Refugees. The refugee flow from the Zone continues, with over 260, 000 people leaving the area in 1957. The flow has continued high in [Page 737] 1958, amounting to approximately 96, 000 in the first six months of the year. The regime has been suffering from the economic effects of this continual drain of productive manpower and has imposed heavy exemplary prison sentences on persons apprehended while attempting to leave the Zone without permission.
11.
Soviet Evasion of Responsibility. As indicated above (see paragraph 6. a. of this Report), the obverse of the problem of preventing the acceptance of the GDR regime is that of maintaining the principle of Soviet responsibility in the Soviet Zone.
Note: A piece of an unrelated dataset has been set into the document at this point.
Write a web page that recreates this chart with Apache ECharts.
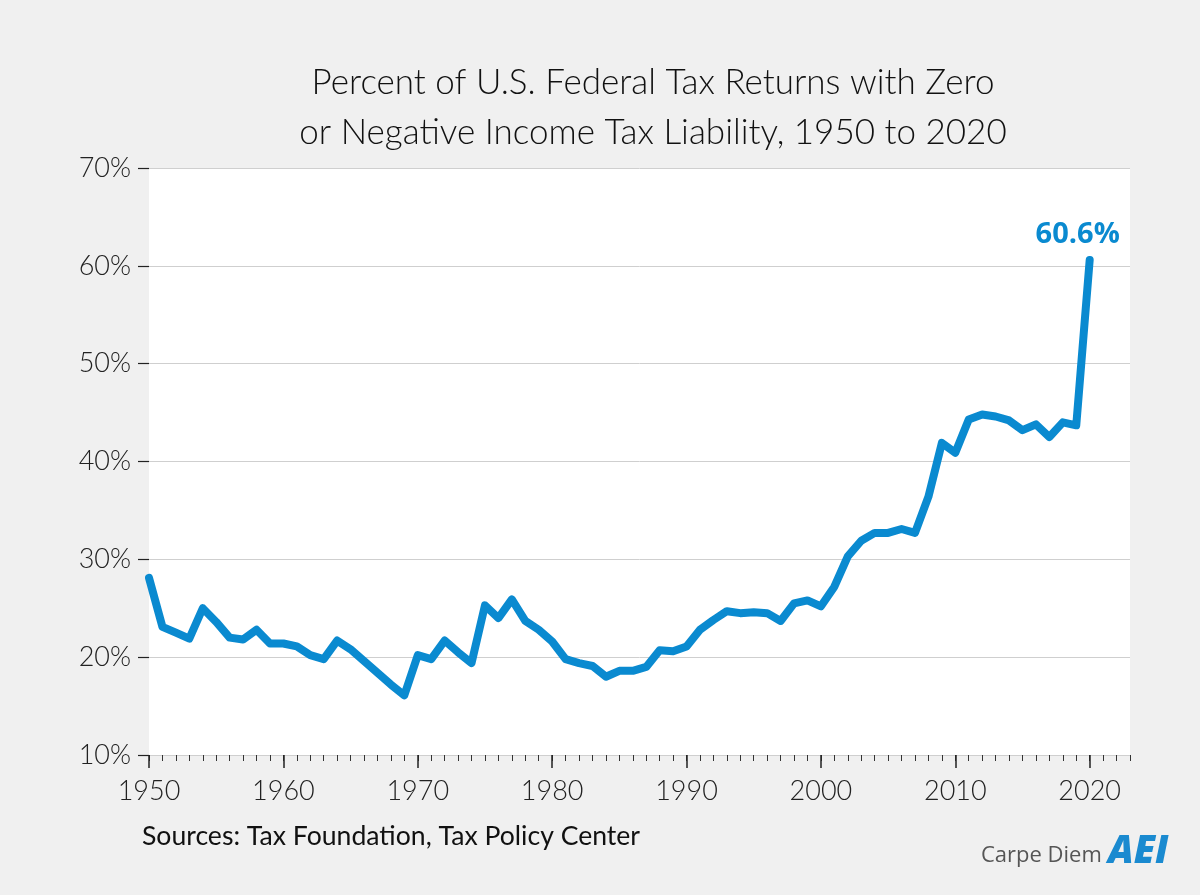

Recently there have been two flagrant instances of Soviet attempts to disclaim such responsibility. On June 7, 1958 a United States Army helicopter mistakenly crossed the zonal border and made a forced landing in the Soviet Zone. Although they were obliged to do so under long-standing agreements and arrangements, the Soviets refused to return the men and the aircraft to United States control, insisting that the matter fell within the competence of the “sovereign” GDR. (The men were returned July 19, 1958 through the mediation of the American and East German Red Cross societies.) On June 18, 1958 an organized mob ransacked the headquarters of the United States Military Liaison Mission to the Soviet Forces in Potsdam.2 The Soviets took the position that “such demonstrations are an unalterable right of the population of each sovereign democratic republic”. Although vigorous protests were made in each instance, it did not appear that the United States and the other Western Powers would have the means to oblige the Soviets to acknowledge their responsibility.
12.
Fifth SED Party Congress. The Fifth Party Congress of the Soviet Zone Communist Party, the Socialist Unity Party (SED), took place between July 10-16, 1958, with Khrushchev leading the list of non-German participants from the Soviet Bloc. The main themes of the Congress were(a) that East Germany and the remainder of the Bloc were entering a phase of accelerated economic development and economic interrelationship within the Bloc which would have the result of bringing per capita consumption in Eastern Germany on a level with that of the Federal Republic by 1961; (b) the strength and unity of the Bloc and its inevitable victory over capitalism; and (c) the necessity for relentless eradication of “revisionism” as exemplified by Tito. The Congress criticized Schirdewan, Oelssner, Selbmann and other Party leaders purged by Ulbricht in February of this year, but none was ejected from the Party.
  1. Source: Department of State, S/S-NSC Files: Lot 63 D 351, NSC 5803. Series. Secret. For the section of this report on Germany (Berlin) see vol. VIII, Document 19. For the section on Germany (the Federal Republic) see Document 246. A Financial Annex is not printed.
  2. For text, see Foreign Relations, 1955-1957, vol. XXV, pp. 115118.